Later Ministry in Galilee

The connection between the imprisonment of the Baptist and the commencement of the Lord's ministry in Galilee, has been already considered. The same moral causes that determined this connection, make the death of the Baptist important in its influence upon the subsequent character of that ministry. It appears from the notices of the Evangelists that when this event occurred, the popularity of Jesus, if we may use this word, was at its height in Galilee. Great multitudes follow Him wherever He goes, and so throng Him that He has no leisure even to eat. From every part of the land they come to listen to His teachings and to be healed. Nor may we ascribe this concourse merely to curiosity and selfishness. These doubtless ruled in many; but that there was also at this.period a large measure of faith in Him as one sent from God, appears from the fact that " whithersoever He entered, into villages or cities, or country, they laid the sick in the streets, and besought Him that they might touch if it were hut the border of His garment; and as many as touched it were made whole." As His healing power seems now to have been manifested in its greatest activity, so now He performs one of the most stupendous of His miracles, the feeding of the five thousand. At no period of His ministry did He stand in such high reputation with the people at large as a Teacher and Prophet; and to the human eye, His labors seemed about to be crowned with great results.
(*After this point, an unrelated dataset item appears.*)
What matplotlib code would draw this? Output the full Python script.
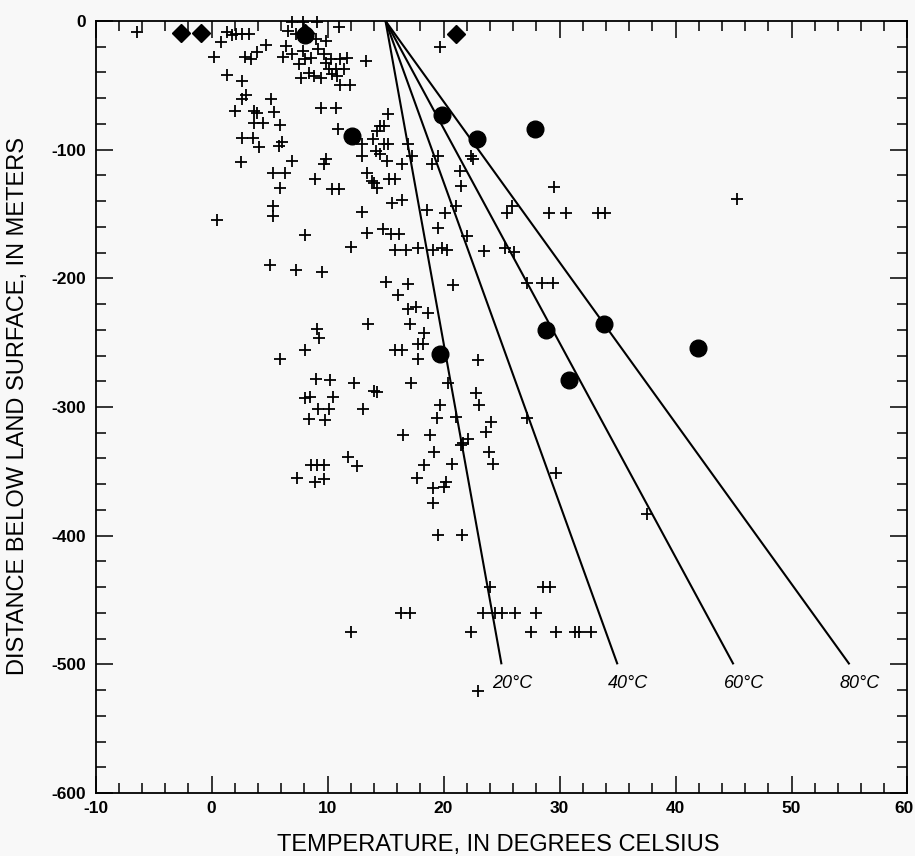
import matplotlib
matplotlib.use("Agg")
import matplotlib.pyplot as plt
from matplotlib.ticker import MultipleLocator
from matplotlib.transforms import ScaledTranslation

plt.rcParams['font.family'] = ['Liberation Sans', 'DejaVu Sans']
plt.rcParams['axes.unicode_minus'] = False

# ---- data (temperature in deg C, depth in m, negative below surface) ----
plus_temp = [
    -6.4, 1.3, 1.8, 2.1, 2.6, 3.2, 0.8, 0.2, 2.9, 3.4, 3.9, 4.7, 1.3, 2.6, 3.0, 2.6, 5.1,
    6.9, 7.9, 9.1, 6.6, 7.3, 9.0, 9.9, 11.0, 6.4, 6.2, 6.9, 7.9, 9.2, 9.7, 7.5, 8.1, 8.6,
    8.4, 8.8, 9.4, 7.7, 9.9, 10.3, 11.1, 11.7, 10.7, 10.1, 11.4, 10.4, 10.8, 11.1, 11.9,
    13.3, 19.7,
    2.0, 3.7, 3.9, 5.4, 3.7, 4.4, 5.9, 2.6, 3.6, 4.1, 5.8, 6.1, 2.5, 6.9, 5.3, 6.3, 5.9,
    8.9, 9.7, 9.9, 10.4, 11.0, 9.4, 10.7, 10.9, 15.2, 14.5, 14.9, 14.3, 13.9, 13.0, 14.9,
    15.2, 14.2, 14.5, 13.0, 15.1, 16.4, 16.9, 17.3, 13.4, 13.8, 14.0, 14.3, 15.3, 15.8,
    19.0, 19.5, 22.4, 22.5, 21.4, 21.5, 29.5, 45.3,
    5.3, 5.3, 0.5, 8.1, 13.0, 15.6, 16.4, 18.6, 20.1, 21.1, 19.5, 13.4, 14.8, 15.5, 16.2,
    12.0, 15.8, 16.8, 17.8, 19.1, 19.9, 20.3, 22.0, 23.5, 25.3, 26.1, 25.5, 25.9, 29.1,
    30.6, 33.3, 33.9, 5.0, 7.3, 9.5, 15.0, 16.9, 20.8, 27.2, 28.5, 29.4, 16.1,
    16.9, 17.6, 18.7, 13.5, 9.1, 9.3, 17.1, 18.3, 17.8, 18.2, 8.1, 5.9, 15.8, 16.4, 17.8,
    23.0, 9.0, 10.2, 12.3, 17.2, 20.4, 14.0, 14.3, 22.8, 8.5, 10.5, 8.1,
    9.2, 10.1, 13.1, 8.4, 9.8, 19.7, 23.1, 19.4, 21.1, 24.1, 27.2, 23.7, 16.5, 18.8, 22.1,
    21.7, 21.5, 19.2, 23.9, 11.8, 12.5, 8.6, 9.1, 9.7, 18.3, 20.7, 24.3, 7.4, 8.9, 9.7,
    17.7, 19.1, 20.0, 20.2, 29.7, 19.1,
    37.5, 19.5, 21.6, 24.0, 28.6, 29.2, 23.4, 24.4, 25.0, 26.2, 28.0, 22.4, 27.5, 29.7,
    31.3, 31.7, 32.7, 23.0, 12.0, 16.3, 17.1,
]
plus_depth = [
    -8.5, -8.5, -10.9, -10.1, -10.1, -10.1, -16.3, -27.9, -27.9, -29.5, -24.1, -18.6,
    -41.9, -46.6, -57.4, -60.5, -60.5,
    -0.8, -0.8, -0.8, -7.8, -10.1, -14.0, -15.5, -4.7, -19.4, -27.9, -25.6, -23.3, -21.7,
    -25.6, -33.4, -29.5, -28.7, -40.4, -42.7, -44.2, -44.2, -32.6, -29.5, -29.5, -28.7,
    -37.3, -37.3, -37.3, -41.1, -42.7, -49.7, -49.7, -31.0, -20.2,
    -69.9, -69.9, -71.4, -70.6, -79.2, -79.2, -80.7, -90.8, -90.8, -97.8, -97.0, -93.9,
    -109.4, -108.7, -118.0, -118.0, -129.6, -122.6, -111.0, -107.1, -130.4, -130.4,
    -67.5, -67.5, -83.8, -72.2, -81.5, -81.5, -85.4, -91.6, -95.5, -95.5, -95.5, -100.9,
    -103.2, -104.8, -108.7, -111.0, -95.5, -104.8, -118.0, -124.2, -125.7, -129.6,
    -122.6, -122.6, -111.0, -104.8, -104.8, -107.1, -116.4, -128.1, -128.9, -138.2,
    -143.6, -151.4, -154.5, -166.1, -148.3, -141.3, -138.9, -146.7, -149.0, -143.6,
    -160.7, -164.6, -161.5, -165.3, -165.3, -175.4, -177.8, -177.8, -176.2, -177.8,
    -176.2, -177.8, -166.9, -178.5, -176.2, -179.3, -149.0, -143.6, -149.0, -149.0,
    -149.0, -149.0, -189.4, -193.3, -194.8, -202.6, -204.1, -204.9, -203.4, -203.4,
    -203.4, -212.7,
    -223.5, -222.0, -226.7, -235.2, -239.1, -246.1, -235.2, -242.2, -250.7, -250.7,
    -255.4, -262.4, -256.1, -256.1, -262.4, -263.1, -277.9, -279.4, -281.0, -281.0,
    -281.0, -287.2, -288.0, -289.5, -292.6, -291.9, -293.4,
    -301.2, -301.2, -301.2, -309.7, -310.5, -298.8, -298.1, -308.2, -307.4, -312.0,
    -308.2, -319.8, -322.1, -322.1, -324.5, -328.3, -329.9, -335.3, -335.3, -339.2,
    -346.2, -345.4, -345.4, -345.4, -345.4, -344.6, -344.6, -355.5, -358.6, -356.3,
    -355.5, -363.3, -362.5, -358.6, -351.6, -374.9,
    -383.4, -399.7, -399.7, -440.1, -440.1, -440.1, -460.3, -460.3, -460.3, -460.3,
    -460.3, -475.0, -475.0, -475.0, -475.0, -475.0, -475.0, -520.8, -475.0, -460.3,
    -460.3,
]

circle_temp = [8.1, 12.1, 19.9, 22.9, 27.9, 28.8, 33.8, 41.9, 30.8, 19.7]
circle_depth = [-11, -89.3, -73.0, -91.6, -83.8, -239.8, -235.2, -253.8, -279.4, -258.5]

diamond_temp = [-2.6, -0.9, 8.1, 21.1]
diamond_depth = [-9.3, -9.3, -9.3, -10.1]

# geothermal gradient lines (20, 40, 60, 80 deg C per km from 15 deg C surface)
surface_temp = 15
line_end_temp = [25, 35, 45, 55]
line_end_depth = -500
line_labels = ['20°C', '40°C', '60°C', '80°C']

x_ticks = [-10, 0, 10, 20, 30, 40, 50, 60]
y_ticks = [-600, -500, -400, -300, -200, -100, 0]

bg = '#f8f8f8'
fig = plt.figure(figsize=(9.15, 8.56), dpi=100, facecolor=bg)
ax = fig.add_axes([0.1044, 0.0736, 0.8874, 0.9019])
ax.set_facecolor(bg)

for t, lab in zip(line_end_temp, line_labels):
    ax.plot([surface_temp, t], [0, line_end_depth], color='black', lw=1.5,
            solid_capstyle='butt')
    ax.text(t + 0.9, line_end_depth - 15, lab, style='italic', fontsize=13,
            ha='center', va='center')

ax.plot(plus_temp, plus_depth, ls='none', marker='+', ms=8.5, mew=1.3,
        color='black', clip_on=False, zorder=3)
ax.plot(circle_temp, circle_depth, ls='none', marker='o', ms=12,
        color='black', zorder=4)
ax.plot(diamond_temp, diamond_depth, ls='none', marker='D', ms=9,
        color='black', clip_on=False, zorder=4)

ax.set_xlim(-10, 60)
ax.set_ylim(-600, 0)
ax.set_xticks(x_ticks)
ax.set_yticks(y_ticks)
ax.set_xticklabels([str(v) for v in x_ticks])
ax.set_yticklabels([str(v) for v in y_ticks])
ax.xaxis.set_minor_locator(MultipleLocator(2))
ax.yaxis.set_minor_locator(MultipleLocator(20))
ax.tick_params(which='both', direction='in', top=True, right=True,
               width=1.1, color='black')
ax.tick_params(which='major', length=12.5)
ax.tick_params(which='minor', length=7)
ax.tick_params(axis='x', pad=6, labelsize=12.5)
ax.tick_params(axis='y', pad=7, labelsize=12.5)
for lab in ax.get_xticklabels() + ax.get_yticklabels():
    lab.set_fontweight('bold')
# keep the last x tick label inside the picture
last = ax.get_xticklabels()[-1]
last.set_transform(last.get_transform() + ScaledTranslation(-3 / 100, 0, fig.dpi_scale_trans))
for s in ax.spines.values():
    s.set_linewidth(1.3)

fig.text(498 / 915, 1 - 845 / 856, 'TEMPERATURE, IN DEGREES CELSIUS',
         fontsize=17, ha='center', va='center')
fig.text(18 / 915, 1 - 406 / 856, 'DISTANCE BELOW LAND SURFACE, IN METERS',
         fontsize=17, ha='center', va='center', rotation=90)

fig.savefig('out.png', dpi=100, facecolor=bg)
It was at this stage of His ministry that He hears of the Baptist's death. To His clear-seeing eye the fate of His forerunner was prophetic of His own. As the Jews " had done unto the Baptist whatsoever they listed, as it was written of Him," so He knew that He also " must suffer many things and be set at naught," (Mark ix. 12, 13.) However well disposed toward Him individuals among the people might be, there was no longer hope that the nation, as such, would receive Him. The more clearly He revealed His Messianic character in its higher features, the more all the worldly minded, the unspiritual, turned away from Him. His popularity rested upon no solid or permanent basis, as there was no recognition of His divinity, and He was deemed merely the equal of John or Elijah. From this time, therefore, He begins to act as in view of His approaching death. More and more He withdraws Himself from the crowds that follow Him, and devotes Himself to the instruction of His disci]Dles. It is not now so much His purpose to gather new adherents, as to teach those already believing on Him the great mysteries of His person and work. As yet the knowledge of even the Twelve was very imperfect; and He could not bse personally separated from them till He had taught them of His divine origin, and, as subsequent to this, of His death, resurrection, ascension, and of His coming again in glory.
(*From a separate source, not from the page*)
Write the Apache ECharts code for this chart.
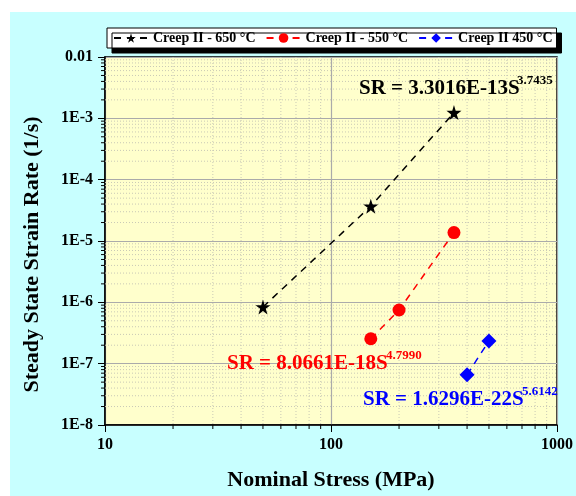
<!DOCTYPE html>
<html>
<head>
<meta charset="utf-8">
<script src="https://cdn.jsdelivr.net/npm/echarts@6/dist/echarts.min.js"></script>
<style>
  html, body { margin: 0; padding: 0; background: #fff; }
  #chart { width: 576px; height: 496px; }
</style>
</head>
<body>
<div id="chart"></div>
<script>
// data (stress in MPa, strain rate in 1/s)
const stress650 = [50, 150, 350];
const rate650 = [8.4e-7, 3.7e-5, 1.24e-3];
const stress550 = [150, 200, 350];
const rate550 = [2.55e-7, 7.5e-7, 1.37e-5];
const stress450 = [400, 500];
const rate450 = [6.6e-8, 2.35e-7];

const seriesNames = ['Creep II - 650 °C', 'Creep II - 550 °C', 'Creep II 450 °C'];
const fitLabels = ['SR = 3.3016E-13S', 'SR = 8.0661E-18S', 'SR = 1.6296E-22S'];
const fitExponents = ['3.7435', '4.7990', '5.6142'];

const X_MIN = 10, X_MAX = 1000;
const Y_MIN = 1e-8, Y_MAX = 0.01;
const xMinor = [20, 30, 40, 50, 60, 70, 80, 90, 200, 300, 400, 500, 600, 700, 800, 900];
const yMinor = [];
for (let e = -8; e < -2; e++) {
  for (let m = 2; m <= 9; m++) yMinor.push(m * Math.pow(10, e));
}

const FONT = 'Liberation Serif';
const STAR = 'path://M50,0 L61,35 L98,35 L68,57 L79,91 L50,70 L21,91 L32,57 L2,35 L39,35 Z';
const DIAMOND = 'path://M50,0 L100,50 L50,100 L0,50 Z';

function pairs(xs, ys) {
  return xs.map((x, i) => [x, ys[i]]);
}

function xMinorItem(params, api) {
  const b = api.coord([api.value(0), Y_MIN]);
  const t = api.coord([api.value(0), Y_MAX]);
  return {
    type: 'group',
    children: [
      { type: 'line', shape: { x1: b[0], y1: t[1], x2: b[0], y2: b[1] },
        style: { stroke: '#c9c9b6', lineWidth: 1, lineDash: [1, 2] } },
      { type: 'line', shape: { x1: b[0], y1: b[1], x2: b[0], y2: b[1] + 4 },
        style: { stroke: '#000', lineWidth: 1 } }
    ]
  };
}

function yMinorItem(params, api) {
  const l = api.coord([X_MIN, api.value(1)]);
  const r = api.coord([X_MAX, api.value(1)]);
  return {
    type: 'group',
    children: [
      { type: 'line', shape: { x1: l[0], y1: l[1], x2: r[0], y2: l[1] },
        style: { stroke: '#c9c9b6', lineWidth: 1, lineDash: [1, 2] } },
      { type: 'line', shape: { x1: l[0] - 4, y1: l[1], x2: l[0], y2: l[1] },
        style: { stroke: '#000', lineWidth: 1 } }
    ]
  };
}

function mainSeries(name, data, color, symbol, size) {
  return {
    name: name,
    type: 'line',
    data: data,
    symbol: symbol,
    symbolSize: size,
    z: 5,
    lineStyle: { color: color, width: 1.5, type: [7, 6] },
    itemStyle: { color: color }
  };
}

const chart = echarts.init(document.getElementById('chart'));
chart.setOption({
  animation: false,
  backgroundColor: '#c8ffff',
  textStyle: { fontFamily: FONT },
  legend: {
    data: seriesNames,
    left: 107,
    top: 28,
    padding: [3, 4, 3, 6],
    itemGap: 10,
    itemWidth: 34,
    itemHeight: 12,
    backgroundColor: '#fff',
    borderColor: '#000',
    borderWidth: 1,
    shadowColor: '#000',
    shadowBlur: 0,
    shadowOffsetX: 5,
    shadowOffsetY: 5,
    textStyle: { fontFamily: FONT, fontSize: 14, fontWeight: 'bold', color: '#000' }
  },
  grid: {
    left: 105, right: 16, top: 57, bottom: 68,
    show: true,
    backgroundColor: '#ffffcc',
    borderColor: '#000',
    borderWidth: 1.5
  },
  xAxis: {
    type: 'log',
    logBase: 10,
    min: X_MIN,
    max: X_MAX,
    name: 'Nominal Stress (MPa)',
    nameLocation: 'middle',
    nameGap: 44,
    nameTextStyle: { fontFamily: FONT, fontSize: 22, fontWeight: 'bold', color: '#000' },
    axisLine: { lineStyle: { color: '#000', width: 1.5 } },
    axisTick: { length: 7, lineStyle: { color: '#000' } },
    axisLabel: {
      margin: 12, fontFamily: FONT, fontSize: 16, fontWeight: 'bold', color: '#000',
      formatter: v => String(Math.round(v))
    },
    splitLine: { show: true, lineStyle: { color: '#aaa', width: 1.2 } }
  },
  yAxis: {
    type: 'log',
    logBase: 10,
    min: Y_MIN,
    max: Y_MAX,
    name: 'Steady State Strain Rate (1/s)',
    nameLocation: 'middle',
    nameGap: 62,
    nameRotate: 90,
    nameTextStyle: { fontFamily: FONT, fontSize: 22, fontWeight: 'bold', color: '#000', padding: [0, 27, 0, 0] },
    axisLine: { lineStyle: { color: '#000', width: 1.5 } },
    axisTick: { length: 7, lineStyle: { color: '#000' } },
    axisLabel: {
      margin: 12, fontFamily: FONT, fontSize: 16, fontWeight: 'bold', color: '#000',
      formatter: v => {
        const e = Math.round(Math.log10(v));
        return e === -2 ? '0.01' : '1E' + e;
      }
    },
    splitLine: { show: true, lineStyle: { color: '#aaa', width: 1.2 } }
  },
  series: [
    {
      type: 'custom', name: 'xminor', silent: true, clip: false, z: 1,
      renderItem: xMinorItem,
      data: xMinor.map(v => [v, Y_MIN])
    },
    {
      type: 'custom', name: 'yminor', silent: true, clip: false, z: 1,
      renderItem: yMinorItem,
      data: yMinor.map(v => [X_MIN, v])
    },
    mainSeries(seriesNames[0], pairs(stress650, rate650), '#000', STAR, 15),
    mainSeries(seriesNames[1], pairs(stress550, rate550), '#ff0000', 'circle', 13),
    mainSeries(seriesNames[2], pairs(stress450, rate450), '#0000ff', DIAMOND, 15)
  ],
  graphic: [
    { type: 'rect', left: 0, top: 0, shape: { width: 576, height: 12 }, style: { fill: '#fff' } },
    { type: 'rect', left: 0, top: 0, shape: { width: 10, height: 496 }, style: { fill: '#fff' } },
    { type: 'text', z: 100, style: { x: 359, y: 89, text: fitLabels[0], fill: '#000',
      font: 'bold 21px "Liberation Serif"', verticalAlign: 'middle' } },
    { type: 'text', z: 100, style: { x: 517, y: 81, text: fitExponents[0], fill: '#000',
      font: 'bold 13px "Liberation Serif"', verticalAlign: 'middle' } },
    { type: 'text', z: 100, style: { x: 227, y: 364, text: fitLabels[1], fill: '#ff0000',
      font: 'bold 21px "Liberation Serif"', verticalAlign: 'middle' } },
    { type: 'text', z: 100, style: { x: 386, y: 356, text: fitExponents[1], fill: '#ff0000',
      font: 'bold 13px "Liberation Serif"', verticalAlign: 'middle' } },
    { type: 'text', z: 100, style: { x: 363, y: 400, text: fitLabels[2], fill: '#0000ff',
      font: 'bold 21px "Liberation Serif"', verticalAlign: 'middle' } },
    { type: 'text', z: 100, style: { x: 522, y: 392, text: fitExponents[2], fill: '#0000ff',
      font: 'bold 13px "Liberation Serif"', verticalAlign: 'middle' } }
  ]
});
</script>
</body>
</html>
As the Lord seemed thus to shun public observation, it

was natural that the popular favor which had followed Him should suffer, at least, a temporary diminution; and that this should have been the signal for increased activity on the part of His enemies. As He made no distinct assertion of His Messianic claims before the people at large, and, so far from assuming royal dignity, seemed rather to take the position of a mere Rabbi, the fickle multitude was the more easily affected by the accusations and invectives of His foes. His teachings also seem to have gradually assumed a more mysterious and repellent character. He speaks of Himself as " the bread of life;" of the necessity of " eating His flesh and drinking His blood;" language so incomprehensible and so offensive, that many, even of His disciples, forsook Him. To the scribes and Pharisees He addresses reproaches of unwonted severity. Up to this time He had been engaged in gathering disciples, and for their sake He would not willingly array against Himself those whom all the people had been taught to honor as their ecclesiastical rulers and teachers. Such open hostility on their part, and a corresponding severity of rebuke on His, would have been a stumbling block to the tender conscience, and half enlightened mind. But the time is come that the line of separation must be clearly drawn, and the truth respecting Himself and His enemies be openly spoken; and His disciples learn that to follow Him involves the fierce and persistent enmity of their spiritual rulers and guides—an enmity which should follow them even after His own death.
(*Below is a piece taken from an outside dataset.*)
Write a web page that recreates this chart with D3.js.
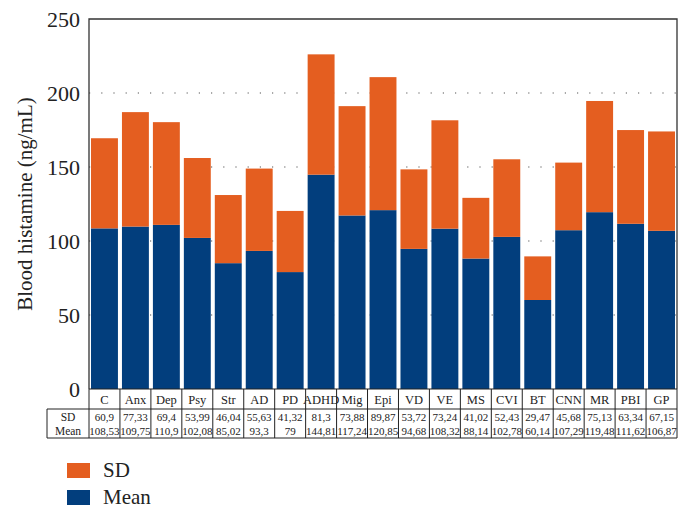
<!DOCTYPE html>
<html lang="en">
<head>
    <meta charset="UTF-8">
    <script src="https://d3js.org/d3.v7.min.js"></script>
    <title>Blood histamine</title>
    <style>
        body { margin: 0; background: #fff; }
        svg text { font-family: "Times New Roman", "Liberation Serif", "DejaVu Serif", serif; fill: #222; }
    </style>
</head>
<body>
    <div id="chart"></div>
    <script>
        // Data
        const categories = ["C", "Anx", "Dep", "Psy", "Str", "AD", "PD", "ADHD", "Mig", "Epi", "VD", "VE", "MS", "CVI", "BT", "CNN", "MR", "PBI", "GP"];
        const sdValues = [60.9, 77.33, 69.4, 53.99, 46.04, 55.63, 41.32, 81.3, 73.88, 89.87, 53.72, 73.24, 41.02, 52.43, 29.47, 45.68, 75.13, 63.34, 67.15];
        const meanValues = [108.53, 109.75, 110.9, 102.08, 85.02, 93.3, 79, 144.81, 117.24, 120.85, 94.68, 108.32, 88.14, 102.78, 60.14, 107.29, 119.48, 111.62, 106.87];
        const sdLabels = ["60,9", "77,33", "69,4", "53,99", "46,04", "55,63", "41,32", "81,3", "73,88", "89,87", "53,72", "73,24", "41,02", "52,43", "29,47", "45,68", "75,13", "63,34", "67,15"];
        const meanLabels = ["108,53", "109,75", "110,9", "102,08", "85,02", "93,3", "79", "144,81", "117,24", "120,85", "94,68", "108,32", "88,14", "102,78", "60,14", "107,29", "119,48", "111,62", "106,87"];
        const yTicks = [0, 50, 100, 150, 200, 250];

        const width = 692;
        const height = 520;
        const mLeft = 89, mRight = 677, mTop = 19, mBottom = 389;
        const orange = "#e45e20";
        const blue = "#023e7d";
        const serif = '"Times New Roman", "Liberation Serif", "DejaVu Serif", serif';

        const svg = d3.select("#chart")
            .append("svg")
            .attr("width", width)
            .attr("height", height)
            .style('font-family', serif);

        const x = d3.scaleBand()
            .domain(categories)
            .range([mLeft, mRight])
            .paddingInner(0.13)
            .paddingOuter(0.065);

        const y = d3.scaleLinear()
            .domain([0, 250])
            .range([mBottom, mTop]);

        // dotted gridlines
        svg.append('g')
            .selectAll('line')
            .data(yTicks.filter(d => d > 0 && d < 250))
            .join('line')
            .attr('x1', mLeft)
            .attr('x2', mRight)
            .attr('y1', d => y(d))
            .attr('y2', d => y(d))
            .attr('stroke', '#555')
            .attr('stroke-width', 1.2)
            .attr('stroke-dasharray', '1.2,11');

        // stacked bars: mean at bottom, SD on top
        const rows = categories.map((c, i) => ({ c, mean: meanValues[i], sd: sdValues[i] }));
        const bars = svg.append('g');
        bars.selectAll('rect.mean')
            .data(rows)
            .join('rect')
            .attr('class', 'mean')
            .attr('x', d => x(d.c))
            .attr('width', x.bandwidth())
            .attr('y', d => y(d.mean))
            .attr('height', d => y(0) - y(d.mean))
            .attr('fill', blue);
        bars.selectAll('rect.sd')
            .data(rows)
            .join('rect')
            .attr('class', 'sd')
            .attr('x', d => x(d.c))
            .attr('width', x.bandwidth())
            .attr('y', d => y(d.mean + d.sd))
            .attr('height', d => y(d.mean) - y(d.mean + d.sd))
            .attr('fill', orange);

        // frame
        svg.append('path')
            .attr('d', `M${mLeft},${mBottom} V${mTop} H${mRight} V${mBottom}`)
            .attr('fill', 'none')
            .attr('stroke', '#333')
            .attr('stroke-width', 1.3);

        // y axis labels
        const yAxis = d3.axisLeft(y).tickValues(yTicks).tickSize(0).tickPadding(9);
        const ga = svg.append('g')
            .attr('transform', `translate(${mLeft},0)`)
            .call(yAxis);
        ga.attr('font-family', null);
        ga.select('.domain').remove();
        ga.selectAll('text')
            .style('font-family', serif)
            .style('font-size', '22px')
            .attr('fill', '#222');

        svg.append('text')
            .attr('transform', 'rotate(-90)')
            .attr('x', -(mTop + mBottom) / 2)
            .attr('y', 32)
            .attr('text-anchor', 'middle')
            .style('font-size', '21px')
            .text('Blood histamine (ng/mL)');

        // category row and table
        const step = x.step();
        const catTop = mBottom, catBot = 409, tblBot = 438, tblLeft = 47;
        const grid = svg.append('g').attr('stroke', '#222').attr('stroke-width', 1).attr('fill', 'none');
        grid.append('line').attr('x1', mLeft).attr('x2', mRight).attr('y1', catTop).attr('y2', catTop);
        grid.append('line').attr('x1', tblLeft).attr('x2', mRight).attr('y1', catBot).attr('y2', catBot);
        grid.append('line').attr('x1', tblLeft).attr('x2', mRight).attr('y1', tblBot).attr('y2', tblBot);
        grid.append('line').attr('x1', tblLeft).attr('x2', tblLeft).attr('y1', catBot).attr('y2', tblBot);
        grid.selectAll('line.sep')
            .data(d3.range(categories.length + 1))
            .join('line')
            .attr('class', 'sep')
            .attr('x1', i => mLeft + i * step)
            .attr('x2', i => mLeft + i * step)
            .attr('y1', catTop)
            .attr('y2', tblBot);

        svg.append('g')
            .selectAll('text')
            .data(categories)
            .join('text')
            .attr('x', d => x(d) + x.bandwidth() / 2)
            .attr('y', 404)
            .attr('text-anchor', 'middle')
            .style('font-size', '12.5px')
            .text(d => d);

        svg.append('g')
            .selectAll('text')
            .data(sdLabels)
            .join('text')
            .attr('x', (d, i) => x(categories[i]) + x.bandwidth() / 2)
            .attr('y', 421)
            .attr('text-anchor', 'middle')
            .style('font-size', '11px')
            .text(d => d);

        svg.append('g')
            .selectAll('text')
            .data(meanLabels)
            .join('text')
            .attr('x', (d, i) => x(categories[i]) + x.bandwidth() / 2)
            .attr('y', 435)
            .attr('text-anchor', 'middle')
            .style('font-size', '11px')
            .text(d => d);

        svg.append('text').attr('x', 68).attr('y', 421).attr('text-anchor', 'middle').style('font-size', '11.5px').text('SD');
        svg.append('text').attr('x', 68).attr('y', 435).attr('text-anchor', 'middle').style('font-size', '11.5px').text('Mean');

        // legend
        const legend = [{ name: 'SD', color: orange }, { name: 'Mean', color: blue }];
        const lg = svg.append('g');
        lg.selectAll('rect')
            .data(legend)
            .join('rect')
            .attr('x', 67)
            .attr('y', (d, i) => 463 + i * 27)
            .attr('width', 23)
            .attr('height', 15)
            .attr('fill', d => d.color);
        lg.selectAll('text')
            .data(legend)
            .join('text')
            .attr('x', 103)
            .attr('y', (d, i) => 477 + i * 27)
            .style('font-size', '21px')
            .text(d => d.name);
    </script>
</body>
</html>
That which specially characterizes the second part of the Lord's ministry in Galilee, or that from the death of the Baptist onward, we thus find to be, a gradual withdrawal of Himself from the multitude and from public labors; and the devotion of Himself to the instruction of His disciples. When by these instructions He has prepared them to understand His Divine Sonship and what should befall Him at Jerusalem, His Galilean ministry comes to its end.